Introducing US comedian Jacqueline Novak who makes her debut at the Edinburgh Festival this year at the Pleasance Courtyard with her show ‘How Embarrassing For Her’.
On her Tonight Show debut this year, Jacqueline made an impassioned case against French fry theft. On James Corden last year, the topic was pizza quantity. While these family friendly sets were “radical in their own right!” Novak insists, they came to be out of necessity after the networks said no to Jacqueline’s *other* material, including but not limited to her lofty meditations on genitals which Novak describes as “not dick jokes…but penile notions.” This is why Jacqueline is so excited to come to Edinburgh where with her new show, ‘How Embarrassing For Her’, she can unleash an hour of her completely unfiltered notions: darker, weirder, more poignant and personal…delivered with breathless exuberance.
Jacqueline finds everything embarrassing…except for the obvious. Revealing intimate details of her life to strangers? Her chosen profession. Crying in public? She wrote a book encouraging it. Being caught for even a moment having something resembling self-esteem? Unbearable. As a woman, shame is constantly dumped upon you…in regards to body, beauty, sexual behaviour and more. As a human, the indignities are near constant. How Embarrassing for Her weaves Novak’s personal stories with completely original stand up to parse what does and does not deserve our embarrassment.
Audiences can expect Novak to absolve them of their shame across a variety of arenas from low brow to high, from being a long-winded bore to giving a toothy blowjob to accidentally sending someone two almost identical drafts of the same love-letter-email. Yet, just as Jacqueline puts you at ease, freeing you from unnecessary shame, she provides an entire new collection of human behaviours and predicaments to obsess about.

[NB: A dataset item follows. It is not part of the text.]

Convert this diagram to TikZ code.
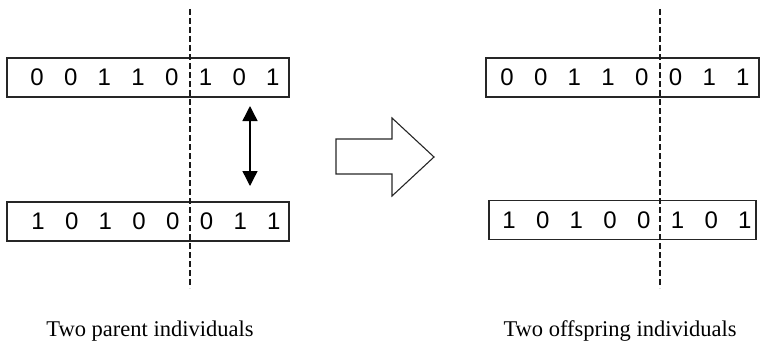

Embarrassments cross all realms of topics of interest to Novak including: the human body – no, not extra fat or blemishes, but the sheer fact that from the neck down we are a deaf, dumb and blind sensate blobs. Life moments, such as the first time someone first tells a child “it’s not cute anymore.” The discomfort in acknowledging that one’s parents are sexual beings. Even inanimate objects are not safe from scrutiny. Consider pizza and how he, yes he, in a pitiful act of desperation to be eaten, cuts itself into a triangle to ease its way into you mouth, tip first. Novak likes to cringe in horror at imaginary predicaments…embarrassments that could unfold on the astral plane as a ghost or in an apocalyptic future in the presence of aliens.